Brian Asawa was born in Fullerton, California, and grew up in Los Angeles. He sang in the choir at a Methodist church with a Japanese congregation.[2] He began his studies as a piano major at the University of California, Santa Cruz, and then changed his studies to voice, studying under tenor Harlan Hokin.[3] After two semesters there he transferred to UCLA.

In 1989 he began a master's degree in early-music interpretation at the University of Southern California where he was a pupil of the American lutenist James Tyler. However, Asawa never finished this program as his performance career began to take off.[4]

Career[edit]

His career was launched in 1991 when he became the first countertenor to win both the Metropolitan Opera National Council Auditions and an Adler Fellowship to the San Francisco Opera's Merola Opera Program. Of his performance at the Metropolitan Allan Kozinn wrote:[5]

The most impressive of the winners was Brian Asawa, a countertenor with an unusually rich, rounded sound and the power to fill the house with no sacrifice in timbre or suppleness. Mr. Asawa's meltingly beautiful accounts of "Chiamo il mio ben cosi", from Gluck's Orfeo ed Euridice and "Welcome, Wanderer," from Britten's Midsummer Night's Dream, were subtly shaped and graced with a slight but fully expressive vibrato. There is not much call for countertenors at the Met. But the voice is flourishing in the early-music world, where singers of Mr.
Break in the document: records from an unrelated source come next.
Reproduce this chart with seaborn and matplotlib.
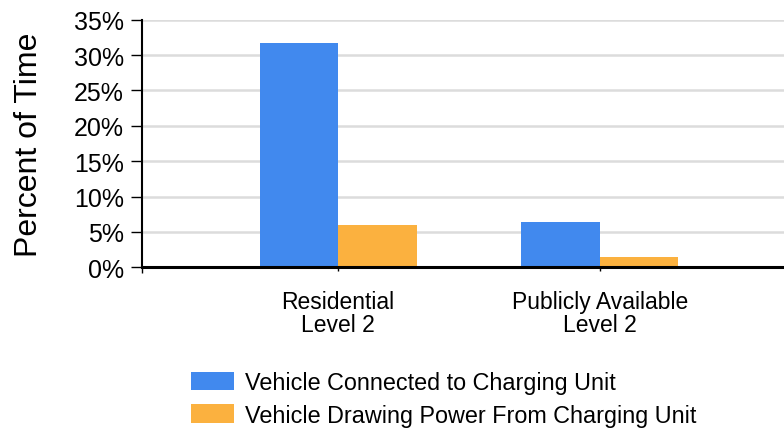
import matplotlib
matplotlib.use('Agg')
import matplotlib.pyplot as plt
import seaborn as sns
import pandas as pd
from matplotlib.ticker import FixedLocator, FuncFormatter

categories = ["Residential\nLevel 2", "Publicly Available\nLevel 2"]
series_names = ["Vehicle Connected to Charging Unit",
                "Vehicle Drawing Power From Charging Unit"]
connected = [31.7, 6.4]
drawing = [6.0, 1.4]
y_ticks = [0, 5, 10, 15, 20, 25, 30, 35]
colors = ["#4189EE", "#FBB13F"]

df = pd.DataFrame({
    "category": categories * 2,
    "series": [series_names[0]] * 2 + [series_names[1]] * 2,
    "value": connected + drawing,
})

sns.set_theme(style="white")
plt.rcParams['font.family'] = ['Liberation Sans', 'DejaVu Sans']
plt.rcParams['text.color'] = 'black'

W, H = 784, 431
fig = plt.figure(figsize=(W / 100, H / 100), dpi=100)
ax_left, ax_right, ax_top, ax_bottom = 142, 784, 20.7, 268.3
ax = fig.add_axes([ax_left / W, 1 - ax_bottom / H,
                   (ax_right - ax_left) / W, (ax_bottom - ax_top) / H])

sns.barplot(data=df, x="category", y="value", hue="series",
            hue_order=series_names, order=categories,
            palette=colors, width=0.6, saturation=1, linewidth=0,
            ax=ax)

handles, labels = ax.get_legend_handles_labels()
if ax.get_legend() is not None:
    ax.get_legend().remove()

ax.set_xlim(-0.75, 1.705)
ax.set_ylim(0, 35)
ax.yaxis.set_major_locator(FixedLocator(y_ticks))
ax.yaxis.set_major_formatter(FuncFormatter(lambda v, p: f"{v:.0f}%"))
ax.set_axisbelow(True)
ax.yaxis.grid(True, color="#dcdcdc", linewidth=1.8)
ax.xaxis.grid(False)

for s in ["top", "right"]:
    ax.spines[s].set_visible(False)
ax.spines["left"].set_color("black")
ax.spines["left"].set_linewidth(1.5)
ax.spines["bottom"].set_color("black")
ax.spines["bottom"].set_linewidth(2.2)

ax.tick_params(axis="y", which="major", direction="out", length=8, width=1,
               color="black", labelsize=18, pad=5, left=True)
ax.tick_params(axis="x", which="major", direction="out", length=3, width=1,
               color="black", labelsize=16.5, pad=13, bottom=True)
ax.xaxis.set_minor_locator(FixedLocator([-0.75]))
ax.tick_params(axis="x", which="minor", direction="out", length=4, width=1,
               color="black", bottom=True)
for lbl in ax.get_xticklabels():
    lbl.set_linespacing(1.0)

ax.set_xlabel("")
ax.set_ylabel("Percent of Time", fontsize=23, color="black")
ax.yaxis.set_label_coords(-0.152, 0.5)
for lbl in ax.get_yticklabels() + ax.get_xticklabels():
    lbl.set_color("black")

leg = fig.legend(handles, labels, loc="upper left",
                 bbox_to_anchor=(191 / W, 1 - 372 / H),
                 frameon=False, fontsize=16.8, borderpad=0, borderaxespad=0,
                 handlelength=1.85, handleheight=0.85, handletextpad=0.45,
                 labelspacing=0.42)
for t in leg.get_texts():
    t.set_color("black")

fig.savefig("out.png", dpi=100)
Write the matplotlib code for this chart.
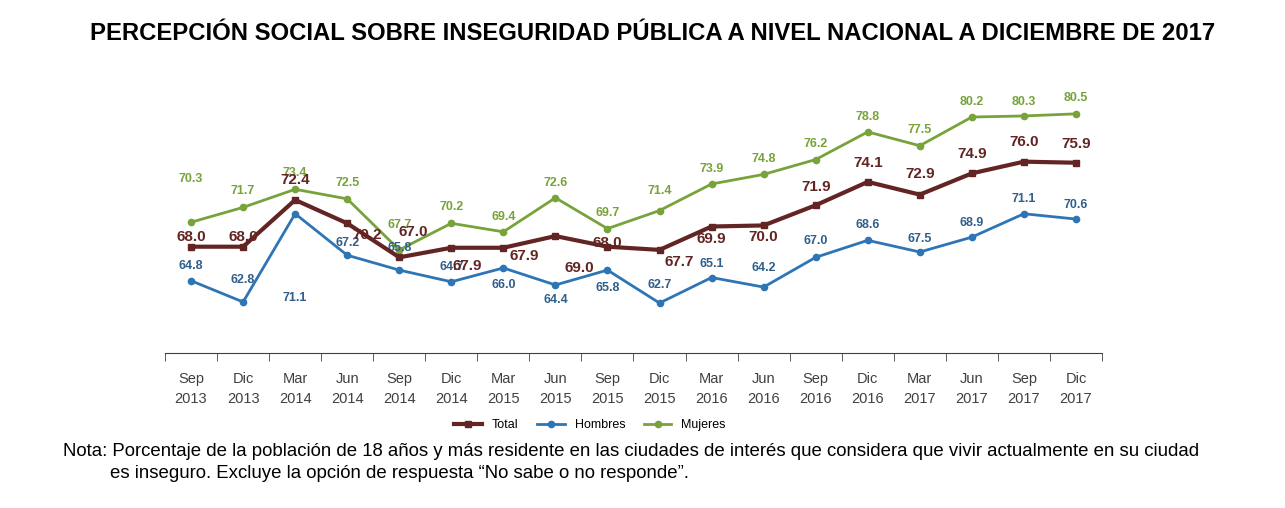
import numpy as np
from matplotlib import pyplot as plt
from matplotlib.ticker import FixedLocator

plt.rcParams['font.family'] = ['Liberation Sans', 'DejaVu Sans']

periodos = ['Sep\n2013', 'Dic\n2013', 'Mar\n2014', 'Jun\n2014', 'Sep\n2014', 'Dic\n2014',
            'Mar\n2015', 'Jun\n2015', 'Sep\n2015', 'Dic\n2015', 'Mar\n2016', 'Jun\n2016',
            'Sep\n2016', 'Dic\n2016', 'Mar\n2017', 'Jun\n2017', 'Sep\n2017', 'Dic\n2017']
total = [68.0, 68.0, 72.4, 70.2, 67.0, 67.9, 67.9, 69.0, 68.0, 67.7, 69.9, 70.0,
         71.9, 74.1, 72.9, 74.9, 76.0, 75.9]
hombres = [64.8, 62.8, 71.1, 67.2, 65.8, 64.7, 66.0, 64.4, 65.8, 62.7, 65.1, 64.2,
           67.0, 68.6, 67.5, 68.9, 71.1, 70.6]
mujeres = [70.3, 71.7, 73.4, 72.5, 67.7, 70.2, 69.4, 72.6, 69.7, 71.4, 73.9, 74.8,
           76.2, 78.8, 77.5, 80.2, 80.3, 80.5]

# label offsets in pixels (dx, dy downward)
off_total = [(0, -10), (0, -10), (0, -20), (20, 12), (14, -25), (16, 18), (21, 8), (24, 32),
             (0, -4), (20, 12), (0, 12), (0, 12), (0, -18), (0, -19), (0, -21), (0, -19),
             (0, -20), (0, -19)]
off_hom = [-15, -22, 84, -12, -22, -15, 17, 15, 18, -18, -14, -19, -16, -15, -13, -14, -15, -14]
off_muj = [-43, -16, -16, -16, -25, -16, -15, -15, -16, -20, -15, -15, -16, -15, -16, -15, -14, -16]

c_total = '#632523'
c_hom = '#2E75B6'
c_muj = '#77A33A'

fig = plt.figure(figsize=(12.85, 5.08), dpi=100)
ax = fig.add_axes([165/1285, 1-353/508, 937/1285, 287/508])
x = np.arange(len(periodos))

ax.plot(x, mujeres, color=c_muj, lw=2, marker='o', ms=4.5, label='Mujeres', zorder=3)
ax.plot(x, hombres, color=c_hom, lw=2, marker='o', ms=4.5, label='Hombres', zorder=3)
ax.plot(x, total, color=c_total, lw=3, marker='s', ms=4, label='Total', zorder=4)

for i in x:
    ax.annotate(f'{mujeres[i]:.1f}', (i, mujeres[i]), xytext=(0, -off_muj[i]), textcoords='offset pixels',
                ha='center', va='center', fontsize=9, fontweight='bold', color=c_muj)
    ax.annotate(f'{hombres[i]:.1f}', (i, hombres[i]), xytext=(0, -off_hom[i]), textcoords='offset pixels',
                ha='center', va='center', fontsize=9, fontweight='bold', color='#2F5F8A')
    dx, dy = off_total[i]
    ax.annotate(f'{total[i]:.1f}', (i, total[i]), xytext=(dx, -dy), textcoords='offset pixels',
                ha='center', va='center', fontsize=11, fontweight='bold', color=c_total, zorder=5)

ax.set_xlim(-0.5, len(periodos) - 0.5)
ax.set_ylim(58, 85)
ax.set_yticks([])
ax.set_xticks(x)
ax.set_xticklabels(periodos, fontsize=10.5, color='#404040', linespacing=1.5)
ax.tick_params(axis='x', length=0, pad=14)
ax.xaxis.set_minor_locator(FixedLocator(np.arange(-0.5, len(periodos), 1)))
ax.tick_params(axis='x', which='minor', length=6, color='#404040')
for s in ['top', 'right', 'left']:
    ax.spines[s].set_visible(False)
ax.spines['bottom'].set_color('#404040')

h, l = ax.get_legend_handles_labels()
fig.legend(h[::-1], l[::-1], loc='center', bbox_to_anchor=(590/1285, 1-425/508), ncol=3,
           frameon=False, fontsize=9, handlelength=2.2, columnspacing=1.5)

fig.text(653/1285, 1-33/508, 'PERCEPCIÓN SOCIAL SOBRE INSEGURIDAD PÚBLICA A NIVEL NACIONAL A DICIEMBRE DE 2017',
         ha='center', va='center', fontsize=17.2, fontweight='bold')
fig.text(63/1285, 1-452/508, 'Nota: Porcentaje de la población de 18 años y más residente en las ciudades de interés que considera que vivir actualmente en su ciudad',
         ha='left', va='center', fontsize=13.4)
fig.text(110/1285, 1-474/508, 'es inseguro. Excluye la opción de respuesta “No sabe o no responde”.',
         ha='left', va='center', fontsize=13.4)

fig.savefig('out.png', dpi=100)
Asawa's musicality are needed.

He made his professional opera debut at the San Francisco Opera in 1991 in Hans Werner Henze's Das verratene Meer where he also sang the Shepherd in Tosca and Oberon in Benjamin Britten's A Midsummer Night's Dream in 1992.[4] While at the SFO he continued voice studies with Jane Randolph.[3] He also made his first opera appearance in New York City in 1992 at the Mozart Bicentennial celebration at Lincoln Center, singing the title role in Mozart's Ascanio in Alba with the Mostly Mozart Festival Chorus and the New York Chamber Symphony under conductor Ádám Fischer.[6]

In 1993, Asawa was awarded a career grant from the Richard Tucker Music Foundation and made his debut at the Santa Fe Opera as Arsamene in Handel's Xerxes.[7] In the New York Times in January 1994 Alex Ross wrote:[8][a]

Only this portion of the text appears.